The World Trade Organisation is housed in grandiose premises on the shores of Lake Geneva. It is advised by hundreds of experts and lawyers. It takes advice on food safety from the Codex Alimentarius Commission, a body largely consisting of people from the food industry, which meets in secret. Poor countries cannot afford to keep delegates in expensive Switzerland; cannot keep up with the mountains of documents which may hide crucial information; cannot send experts and lawyers; and so cannot effectively represent their case.
The demonstrations in Seattle in December 1999 were a clear indication that WTO policies are perceived as favouring transnational corporations in preference to the poor. The agenda was set by the rich nations, the chairwoman was the head of the US delegation, and delegates from poor countries were sidelined and ignored both in the preparations and during the conference itself. To avoid further embarrassing demonstrations, the next meeting of the WTO was in Qatar, an autocratic country that does not allow opposition, whose security forces are notorious, and where accommodation is limited and very expensive -- a clear sign that the WTO has lost all legitimacy. Civil society was represented by non-government organisations (NGOs) but the organisers found a subtle way to marginalise them -- two-thirds of groups given the much-sought-after NGO accreditation were corporate lobby groups or government advisers.
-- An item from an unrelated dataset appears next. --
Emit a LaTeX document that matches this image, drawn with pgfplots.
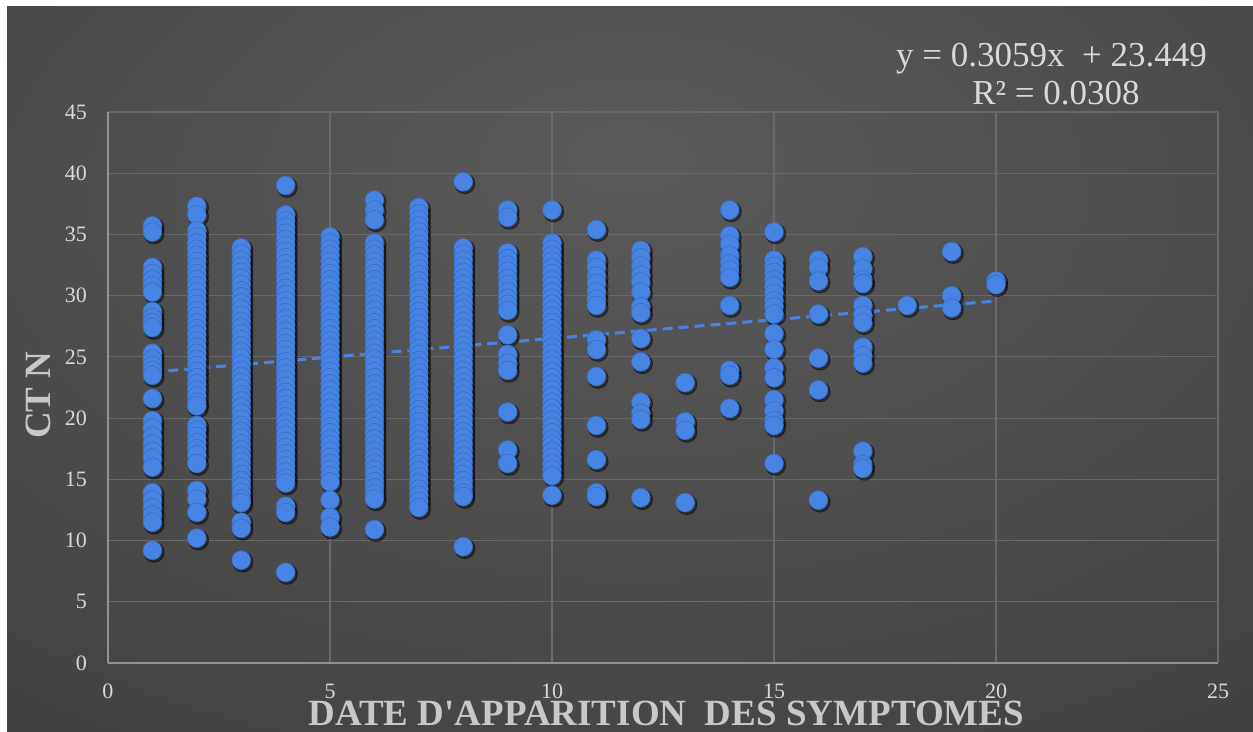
\documentclass[border=0pt]{standalone}
\usepackage{pgfplots}
\pgfplotsset{compat=1.18}
\usepackage{pgfplotstable}
\usepackage{fontspec}
\setmainfont{Liberation Serif}
\definecolor{ptblue}{RGB}{72,132,228}
\definecolor{ptedge}{RGB}{58,108,192}
\definecolor{bgin}{RGB}{90,90,90}
\definecolor{bgmid}{RGB}{70,70,70}
\definecolor{bgout}{RGB}{46,46,46}
\definecolor{bgcorner}{RGB}{33,33,33}
\definecolor{gridgray}{RGB}{105,105,105}
\definecolor{axisgray}{RGB}{145,145,145}
\definecolor{ticktext}{RGB}{217,217,217}
\definecolor{labtext}{RGB}{200,200,200}
\pgfdeclareradialshading{bgshade}{\pgfpoint{0bp}{15bp}}{color(0bp)=(bgin); color(35bp)=(bgmid); color(65bp)=(bgout); color(95bp)=(bgcorner)}

\pgfplotstableread[row sep=\\]{
x y\\
1 35.7\\ 1 35.2\\ 1 32.3\\ 1 31.8\\ 1 31.3\\ 1 30.8\\ 1 30.3\\ 1 28.7\\ 1 28.2\\ 1 27.8\\ 1 27.4\\
1 25.3\\ 1 24.8\\ 1 24.3\\ 1 23.9\\ 1 23.5\\ 1 21.6\\ 1 19.8\\ 1 19.2\\ 1 18.5\\ 1 17.9\\ 1 17.3\\
1 16.7\\ 1 16.0\\ 1 13.9\\ 1 13.3\\ 1 12.7\\ 1 12.1\\ 1 11.5\\ 1 9.2\\
2 37.3\\ 2 36.6\\ 2 35.3\\ 2 34.8\\ 2 34.3\\ 2 33.8\\ 2 33.3\\ 2 32.8\\ 2 32.3\\ 2 31.8\\ 2 31.3\\
2 30.8\\ 2 30.3\\ 2 29.8\\ 2 29.3\\ 2 28.8\\ 2 28.3\\ 2 27.8\\ 2 27.3\\ 2 26.8\\ 2 26.3\\ 2 25.8\\
2 25.3\\ 2 24.8\\ 2 24.3\\ 2 23.8\\ 2 23.3\\ 2 22.8\\ 2 22.3\\ 2 21.8\\ 2 21.3\\ 2 21.0\\
2 19.4\\ 2 19.0\\ 2 18.5\\ 2 18.0\\ 2 17.5\\ 2 17.0\\ 2 16.3\\ 2 14.1\\ 2 13.4\\ 2 12.3\\ 2 10.2\\
3 33.9\\ 3 33.4\\ 3 32.9\\ 3 32.4\\ 3 31.9\\ 3 31.4\\ 3 30.9\\ 3 30.4\\ 3 29.9\\ 3 29.4\\ 3 28.9\\
3 28.4\\ 3 27.9\\ 3 27.4\\ 3 26.9\\ 3 26.4\\ 3 25.9\\ 3 25.4\\ 3 24.9\\ 3 24.4\\ 3 23.9\\ 3 23.4\\
3 22.9\\ 3 22.4\\ 3 21.9\\ 3 21.4\\ 3 20.9\\ 3 20.4\\ 3 19.9\\ 3 19.4\\ 3 18.9\\ 3 18.4\\ 3 17.9\\
3 17.4\\ 3 16.9\\ 3 16.4\\ 3 15.9\\ 3 15.4\\ 3 14.9\\ 3 14.4\\ 3 13.9\\ 3 13.4\\ 3 13.1\\
3 11.5\\ 3 11.0\\ 3 8.4\\
4 39.0\\ 4 36.6\\ 4 36.1\\ 4 35.6\\ 4 35.1\\ 4 34.6\\ 4 34.1\\ 4 33.6\\ 4 33.1\\ 4 32.6\\ 4 32.1\\
4 31.6\\ 4 31.1\\ 4 30.6\\ 4 30.1\\ 4 29.6\\ 4 29.1\\ 4 28.6\\ 4 28.1\\ 4 27.6\\ 4 27.1\\ 4 26.6\\
4 26.1\\ 4 25.6\\ 4 25.1\\ 4 24.6\\ 4 24.1\\ 4 23.6\\ 4 23.1\\ 4 22.6\\ 4 22.1\\ 4 21.6\\ 4 21.1\\
4 20.6\\ 4 20.1\\ 4 19.6\\ 4 19.1\\ 4 18.6\\ 4 18.1\\ 4 17.6\\ 4 17.1\\ 4 16.6\\ 4 16.1\\ 4 15.6\\
4 15.1\\ 4 14.7\\ 4 12.8\\ 4 12.3\\ 4 7.4\\
5 34.8\\ 5 34.3\\ 5 33.8\\ 5 33.3\\ 5 32.8\\ 5 32.3\\ 5 31.8\\ 5 31.3\\ 5 30.8\\ 5 30.3\\ 5 29.8\\
5 29.3\\ 5 28.8\\ 5 28.3\\ 5 27.8\\ 5 27.3\\ 5 26.8\\ 5 26.3\\ 5 25.8\\ 5 25.3\\ 5 24.8\\ 5 24.3\\
5 23.8\\ 5 23.3\\ 5 22.8\\ 5 22.3\\ 5 21.8\\ 5 21.3\\ 5 20.8\\ 5 20.3\\ 5 19.8\\ 5 19.3\\ 5 18.8\\
5 18.3\\ 5 17.8\\ 5 17.3\\ 5 16.8\\ 5 16.3\\ 5 15.8\\ 5 15.3\\ 5 14.8\\ 5 13.3\\ 5 11.9\\ 5 11.1\\
6 37.8\\ 6 37.0\\ 6 36.2\\ 6 34.3\\ 6 33.8\\ 6 33.3\\ 6 32.8\\ 6 32.3\\ 6 31.8\\ 6 31.3\\ 6 30.8\\
6 30.3\\ 6 29.8\\ 6 29.3\\ 6 28.8\\ 6 28.3\\ 6 27.8\\ 6 27.3\\ 6 26.8\\ 6 26.3\\ 6 25.8\\ 6 25.3\\
6 24.8\\ 6 24.3\\ 6 23.8\\ 6 23.3\\ 6 22.8\\ 6 22.3\\ 6 21.8\\ 6 21.3\\ 6 20.8\\ 6 20.3\\ 6 19.8\\
6 19.3\\ 6 18.8\\ 6 18.3\\ 6 17.8\\ 6 17.3\\ 6 16.8\\ 6 16.3\\ 6 15.8\\ 6 15.3\\ 6 14.8\\ 6 14.3\\
6 13.8\\ 6 13.4\\ 6 10.9\\
7 37.2\\ 7 36.7\\ 7 36.2\\ 7 35.7\\ 7 35.2\\ 7 34.7\\ 7 34.2\\ 7 33.7\\ 7 33.2\\ 7 32.7\\ 7 32.2\\
7 31.7\\ 7 31.2\\ 7 30.7\\ 7 30.2\\ 7 29.7\\ 7 29.2\\ 7 28.7\\ 7 28.2\\ 7 27.7\\ 7 27.2\\ 7 26.7\\
7 26.2\\ 7 25.7\\ 7 25.2\\ 7 24.7\\ 7 24.2\\ 7 23.7\\ 7 23.2\\ 7 22.7\\ 7 22.2\\ 7 21.7\\ 7 21.2\\
7 20.7\\ 7 20.2\\ 7 19.7\\ 7 19.2\\ 7 18.7\\ 7 18.2\\ 7 17.7\\ 7 17.2\\ 7 16.7\\ 7 16.2\\ 7 15.7\\
7 15.2\\ 7 14.7\\ 7 14.2\\ 7 13.7\\ 7 13.2\\ 7 12.7\\
8 39.3\\ 8 33.9\\ 8 33.4\\ 8 32.9\\ 8 32.4\\ 8 31.9\\ 8 31.4\\ 8 30.9\\ 8 30.4\\ 8 29.9\\ 8 29.4\\
8 28.9\\ 8 28.4\\ 8 27.9\\ 8 27.4\\ 8 26.9\\ 8 26.4\\ 8 25.9\\ 8 25.4\\ 8 24.9\\ 8 24.4\\ 8 23.9\\
8 23.4\\ 8 22.9\\ 8 22.4\\ 8 21.9\\ 8 21.4\\ 8 20.9\\ 8 20.4\\ 8 19.9\\ 8 19.4\\ 8 18.9\\ 8 18.4\\
8 17.9\\ 8 17.4\\ 8 16.9\\ 8 16.4\\ 8 15.9\\ 8 15.4\\ 8 14.9\\ 8 14.4\\ 8 13.9\\ 8 13.6\\ 8 9.5\\
9 37.0\\ 9 36.4\\ 9 33.5\\ 9 33.0\\ 9 32.5\\ 9 32.0\\ 9 31.4\\ 9 30.9\\ 9 30.3\\ 9 29.8\\ 9 29.3\\
9 28.8\\ 9 26.8\\ 9 25.2\\ 9 24.5\\ 9 23.9\\ 9 20.5\\ 9 17.4\\ 9 16.3\\
10 37.0\\ 10 34.3\\ 10 33.8\\ 10 33.3\\ 10 32.8\\ 10 32.3\\ 10 31.8\\ 10 31.3\\ 10 30.8\\ 10 30.3\\
10 29.8\\ 10 29.3\\ 10 28.8\\ 10 28.3\\ 10 27.8\\ 10 27.3\\ 10 26.8\\ 10 26.3\\ 10 25.8\\ 10 25.3\\
10 24.8\\ 10 24.3\\ 10 23.8\\ 10 23.3\\ 10 22.8\\ 10 22.3\\ 10 21.8\\ 10 21.3\\ 10 20.8\\ 10 20.3\\
10 19.8\\ 10 19.3\\ 10 18.8\\ 10 18.3\\ 10 17.8\\ 10 17.3\\ 10 16.8\\ 10 16.3\\ 10 15.8\\ 10 15.3\\
10 13.7\\
11 35.4\\ 11 32.9\\ 11 32.3\\ 11 31.6\\ 11 31.0\\ 11 30.3\\ 11 29.7\\ 11 29.2\\ 11 26.4\\ 11 25.6\\
11 23.4\\ 11 19.4\\ 11 16.6\\ 11 13.9\\ 11 13.6\\
12 33.7\\ 12 33.1\\ 12 32.4\\ 12 31.7\\ 12 31.1\\ 12 30.3\\ 12 29.1\\ 12 28.6\\ 12 26.5\\ 12 24.6\\
12 21.3\\ 12 20.4\\ 12 19.9\\ 12 13.5\\
13 22.9\\ 13 19.7\\ 13 19.0\\ 13 13.1\\
14 37.0\\ 14 34.9\\ 14 34.2\\ 14 33.3\\ 14 32.6\\ 14 32.1\\ 14 31.5\\ 14 29.2\\ 14 23.9\\ 14 23.5\\ 14 20.8\\
15 35.2\\ 15 32.9\\ 15 32.4\\ 15 31.9\\ 15 31.3\\ 15 30.8\\ 15 30.2\\ 15 29.6\\ 15 29.1\\ 15 28.5\\
15 26.9\\ 15 25.6\\ 15 24.1\\ 15 23.3\\ 15 21.5\\ 15 20.6\\ 15 19.8\\ 15 19.4\\ 15 16.3\\
16 32.9\\ 16 32.3\\ 16 31.2\\ 16 28.5\\ 16 24.9\\ 16 22.3\\ 16 13.3\\
17 33.2\\ 17 32.2\\ 17 31.3\\ 17 31.0\\ 17 29.2\\ 17 28.4\\ 17 27.8\\ 17 25.8\\ 17 25.1\\ 17 24.5\\
17 17.3\\ 17 16.2\\ 17 15.9\\
18 29.2\\
19 33.6\\ 19 30.0\\ 19 29.0\\
20 31.2\\ 20 30.9\\
}\ctdata

\begin{document}
\begin{tikzpicture}
\useasboundingbox (0pt,0pt) rectangle (626.5pt,366pt);
\fill[white] (0pt,0pt) rectangle (626.5pt,366pt);
\shade[shading=bgshade] (3.5pt,0pt) rectangle (626.5pt,362.5pt);
\begin{axis}[
  at={(54pt,34.5pt)}, anchor=south west,
  scale only axis, width=555pt, height=275.5pt,
  xmin=0, xmax=25, ymin=0, ymax=45,
  xtick={0,5,...,25}, ytick={0,5,...,45},
  grid=major,
  major grid style={draw=gridgray, line width=0.6pt},
  axis x line=bottom, axis y line=left,
  axis line style={draw=axisgray, line width=1pt, -},
  major tick length=0pt,
  /pgf/number format/assume math mode=true,
  tick label style={font=\fontsize{11pt}{13pt}\selectfont, text=ticktext},
  xticklabel style={yshift=-7pt},
  yticklabel style={xshift=-7pt},
  xlabel={DATE D\textquotesingle APPARITION\ \ DES SYMPTOMES},
  ylabel={CT N},
  label style={font=\bfseries\fontsize{18.5pt}{20pt}\selectfont, text=labtext},
  xlabel style={at={([yshift=-31.5pt]axis description cs:0.503,0)}, anchor=base},
  ylabel style={at={([xshift=-29pt]axis description cs:0,0.486)}, anchor=base, rotate=0},
  clip=false,
]
\addplot[only marks, mark=*, mark size=5.1pt,
  mark options={fill=black, draw=none, opacity=0.45, xshift=0.8pt, yshift=-0.9pt}]
  table[x=x, y=y] {\ctdata};
\addplot[only marks, mark=*, mark size=4.7pt,
  mark options={fill=ptblue, draw=ptedge, line width=0.3pt}]
  table[x=x, y=y] {\ctdata};
\addplot[ptblue, line width=1.5pt, dash pattern=on 5pt off 3pt] coordinates {(1,23.755) (20,29.567)};
\node[anchor=base, font=\fontsize{17.5pt}{20pt}\selectfont, text=ticktext] at (axis cs:21.25,48.68) {y = 0.3059x\ \ + 23.449};
\node[anchor=base, font=\fontsize{17.5pt}{20pt}\selectfont, text=ticktext] at (axis cs:21.35,45.58) {R² = 0.0308};
\end{axis}
\end{tikzpicture}
\end{document}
Civil society is saying that laissez-faire corporate capitalism is unacceptable, and corporations must be subject to standards set by democratically elected national governments.
The former chief economist to the World Bank, Joseph Stiglitz, said: "The problem is with the IMF and US Treasury's fundamentalist market ideology, a faith in free, unfettered markets that is supported by neither modern theory nor historical experience."